Private Ziba Wilson: “An American soldier known but to God”
Published 10:00 pm Friday, April 21, 2017
Editor’s Note: This is the third installment of a series of articles about Polk County veterans of WWI whose names are listed on the Doughboy Monument in Columbus.
Ziba Wilson was born in the Sunny View community on April 15, 1895, the son of Thomas Nesbitt Wilson and Nancy Ann Ruff Wilson. One of 13 children, he was given the name Ziba, which is found in 2 Samuel 9:2. Polk County’s Doughboy Monument incorrectly lists his name as “Zibo,” which may have been a nickname.
Ziba Wilson registered for the draft in Mill Spring on June 5, 1917. He was 22 years old, slender and tall, with blue eyes and dark hair. He stated that he suffered from “nervous” indigestion and claimed an exemption without stating the grounds. He was drafted and was inducted into the U.S. Army at Tryon on September 18, 1918. He proceeded to Camp Jackson (now Fort Jackson) in South Carolina with other recruits for initial training and then deployed to France, arriving on May 12, 1918 with Company E, 120th Infantry Regiment, 30th “Old Hickory” Division.
Private Wilson was reported “missing in action” near Bellicourt, France during the Battle of St. Quentin Canal, on the formidable German Hindenburg Line, September 29, 1918, a Sunday morning. His remains were never found, even when a search was made of “every trench and dugout.” His name is included in the list of 333 soldiers on “The Tablets of the Missing” at the Somme American Cemetery. Perhaps his last resting place is marked by one of the 138 white marble crosses that bear the inscription, “Here Rests in Honored Glory an American Soldier Known But To God.”

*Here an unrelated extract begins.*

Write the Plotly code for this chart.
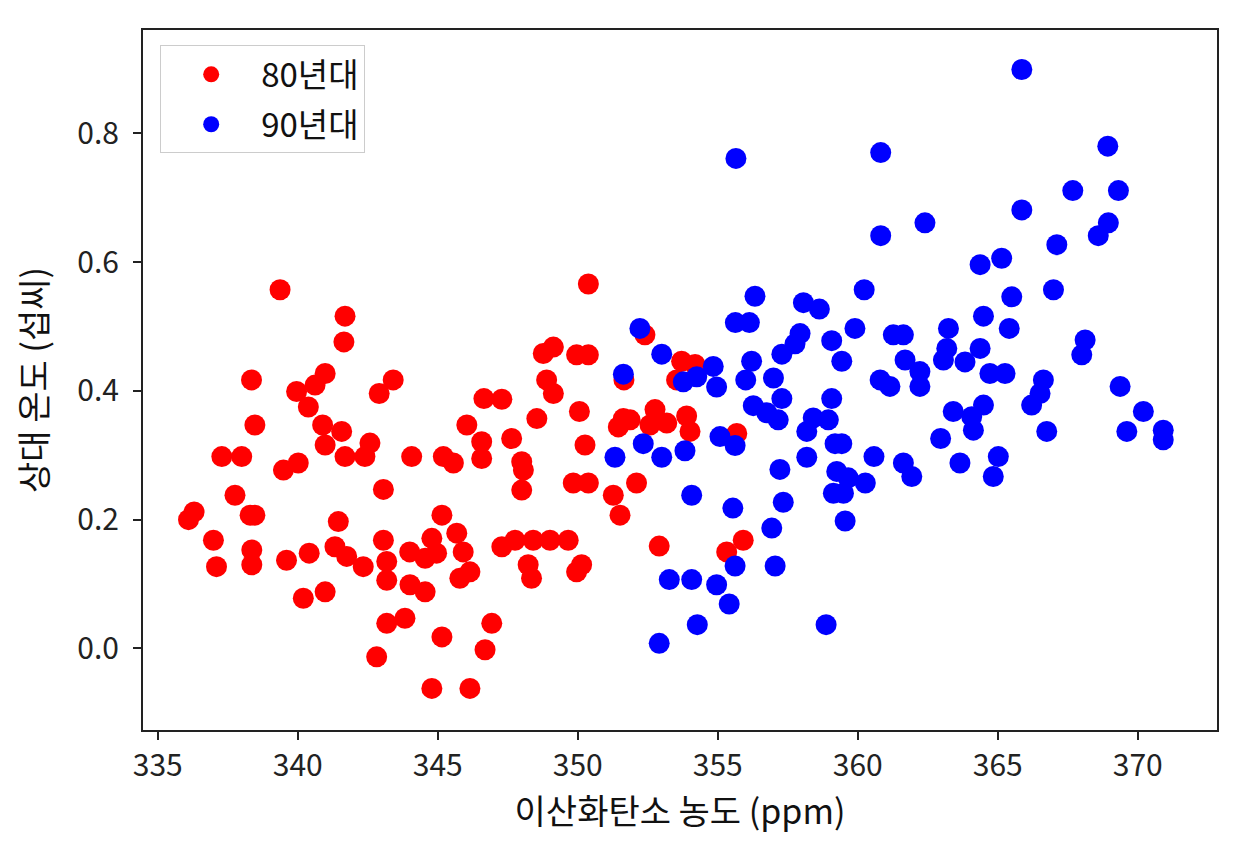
import plotly.graph_objects as go

# 80년대 (red)
co2_80s = [
    339.37, 341.69, 341.65, 338.35, 340.98, 340.62, 339.96, 340.38, 343.41, 342.91,
    338.47, 340.89, 341.57, 340.98, 342.58, 341.69, 342.40, 337.29, 338.00, 344.07,
    339.49, 340.02, 337.76, 343.06, 336.10, 336.30, 338.47, 338.30, 341.45, 336.99,
    337.10, 338.36, 338.36, 339.60, 340.41, 341.33, 341.75, 342.34, 343.06, 343.18,
    344.55, 343.18, 344.01, 344.55, 340.20, 340.98, 343.18, 343.83, 342.82, 344.79,
    345.15, 345.15,
    344.79, 345.68, 344.00, 344.96, 345.91, 346.15, 345.79,
    350.38, 352.40, 351.65, 348.77, 349.13, 349.96, 350.38, 348.89, 349.13, 346.65,
    347.29, 348.54, 350.06, 351.63, 351.45, 346.04, 346.57, 346.57, 347.64, 345.20,
    345.56, 348.00, 348.06, 348.00, 350.26, 349.84, 350.38, 352.10, 351.27, 351.51,
    347.29, 347.76, 348.41, 349.01, 349.66, 348.23, 348.35, 349.96, 350.14,
    346.93, 346.69, 346.15,
    353.71, 354.19, 353.53, 352.76, 352.58, 353.18, 353.89, 354.01, 351.87, 355.68,
    352.91, 355.32, 355.91,
]
temp_80s = [
    0.557, 0.516, 0.476, 0.417, 0.427, 0.409, 0.399, 0.375, 0.417, 0.396,
    0.347, 0.347, 0.337, 0.316, 0.319, 0.298, 0.298, 0.298, 0.298, 0.298,
    0.277, 0.288, 0.238, 0.247, 0.200, 0.212, 0.207, 0.207, 0.197, 0.168,
    0.127, 0.153, 0.130, 0.137, 0.148, 0.158, 0.143, 0.127, 0.168, 0.135,
    0.140, 0.106, 0.099, 0.088, 0.078, 0.088, 0.039, 0.047, -0.013, -0.062,
    0.018, 0.207,
    0.171, 0.179, 0.150, 0.148, 0.150, 0.119, 0.109,
    0.566, 0.487, 0.417, 0.458, 0.468, 0.456, 0.456, 0.417, 0.396, 0.388,
    0.387, 0.357, 0.368, 0.357, 0.344, 0.347, 0.321, 0.295, 0.326, 0.298,
    0.288, 0.290, 0.277, 0.246, 0.316, 0.257, 0.257, 0.257, 0.238, 0.207,
    0.158, 0.168, 0.168, 0.168, 0.168, 0.130, 0.109, 0.119, 0.130,
    0.039, -0.002, -0.062,
    0.446, 0.441, 0.417, 0.371, 0.347, 0.350, 0.361, 0.337, 0.355, 0.334,
    0.159, 0.150, 0.168,
]

# 90년대 (blue)
co2_90s = [
    355.65, 356.33, 355.63, 356.13, 358.06, 358.63, 352.22, 353.00, 351.63, 357.94,
    357.76, 357.29, 359.07, 359.43, 356.21, 356.00, 354.84, 353.77, 354.25, 354.96,
    356.99, 357.29, 356.27, 357.16, 356.75, 359.07, 358.41, 358.18, 358.95, 359.43,
    359.19, 359.25, 359.66, 359.13, 359.49, 359.55, 358.18, 357.22, 357.34, 356.93,
    357.05, 355.08, 355.62, 352.34, 351.33, 353.00, 353.83, 354.07, 355.54, 355.62,
    353.27, 354.07, 354.96, 355.41, 354.27, 352.91, 358.87,
    365.86, 360.82, 368.93, 367.68, 369.31, 365.86, 362.40, 360.82, 368.95, 368.59,
    367.11, 364.37, 365.14, 360.23, 366.99, 365.50, 364.49, 365.41, 359.90, 361.27,
    361.63, 363.24, 363.18, 364.37, 363.83, 363.06, 368.12, 368.00, 361.69, 362.22,
    362.22, 360.80, 361.15, 364.72, 365.26, 366.63, 366.51, 366.21, 369.37, 370.20,
    369.61, 370.91, 370.91, 366.75, 363.41, 364.49, 364.07, 364.13, 362.96, 360.58,
    361.63, 361.93, 363.65, 365.02, 364.84, 360.27,
]
temp_90s = [
    0.761, 0.547, 0.506, 0.506, 0.537, 0.527, 0.497, 0.457, 0.426, 0.489,
    0.473, 0.457, 0.478, 0.446, 0.446, 0.417, 0.438, 0.414, 0.422, 0.406,
    0.420, 0.388, 0.377, 0.355, 0.366, 0.388, 0.358, 0.337, 0.355, 0.318,
    0.318, 0.275, 0.265, 0.241, 0.241, 0.198, 0.297, 0.278, 0.227, 0.187,
    0.128, 0.329, 0.315, 0.318, 0.297, 0.297, 0.307, 0.238, 0.218, 0.128,
    0.107, 0.107, 0.099, 0.069, 0.037, 0.008, 0.037,
    0.899, 0.770, 0.780, 0.711, 0.711, 0.681, 0.661, 0.641, 0.661, 0.641,
    0.627, 0.596, 0.606, 0.557, 0.557, 0.546, 0.516, 0.497, 0.497, 0.487,
    0.487, 0.497, 0.466, 0.466, 0.445, 0.448, 0.479, 0.456, 0.448, 0.430,
    0.407, 0.417, 0.407, 0.427, 0.427, 0.417, 0.396, 0.378, 0.407, 0.368,
    0.337, 0.339, 0.324, 0.337, 0.368, 0.378, 0.360, 0.339, 0.326, 0.298,
    0.288, 0.267, 0.288, 0.298, 0.267, 0.257,
]

x_ticks = [335, 340, 345, 350, 355, 360, 365, 370]
y_ticks = [0.0, 0.2, 0.4, 0.6, 0.8]

FONT = "Noto Sans CJK KR"

fig = go.Figure()
fig.add_trace(go.Scatter(
    x=co2_80s, y=temp_80s, mode="markers", name="80년대", legendgroup="a",
    marker=dict(color="#ff0000", size=21, line=dict(width=0)),
))
fig.add_trace(go.Scatter(
    x=co2_90s, y=temp_90s, mode="markers", name="90년대", legendgroup="b",
    marker=dict(color="#0000ff", size=21, line=dict(width=0)),
))

axis_common = dict(
    showline=True, linecolor="#222222", linewidth=2, mirror=True,
    showgrid=False, zeroline=False,
    ticks="outside", ticklen=8, tickwidth=2, tickcolor="#222222",
    tickfont=dict(family=FONT, size=30, color="#222222"),
)

fig.update_layout(
    width=1240, height=840,
    paper_bgcolor="white", plot_bgcolor="white",
    margin=dict(l=135, r=31, t=22, b=118),
    showlegend=True,
    legend=dict(
        x=0.016, y=0.978, xanchor="left", yanchor="top",
        bgcolor="white", bordercolor="#cccccc", borderwidth=1,
        font=dict(family=FONT, size=33, color="#111111"),
        tracegroupgap=4, traceorder="grouped", itemwidth=90,
    ),
    xaxis=dict(
        range=[334.475, 372.83], tickvals=x_ticks,
        title=dict(text="이산화탄소 농도 (ppm)", font=dict(family=FONT, size=34, color="#111111"), standoff=8),
        **axis_common,
    ),
    yaxis=dict(
        range=[-0.1266, 0.9604], tickvals=y_ticks, tickformat=".1f",
        ticklabelstandoff=8,
        title=dict(text="상대 온도 (섭씨)", font=dict(family=FONT, size=34, color="#111111"), standoff=20),
        **axis_common,
    ),
)

fig.write_html("out.html")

Word of Ziba Wilson’s death was reported on November 15, 1918 in the Polk County News. He was described as “…a devoted member of Cooper Gap Church and was loved by all that knew him…He gave his life in the famous charge of September 29.” A memorial service was held at Cooper’s Gap Baptist Church on Sunday, June 29, 1919, with the very well known Reverend John B. Arledge “preaching the funeral.”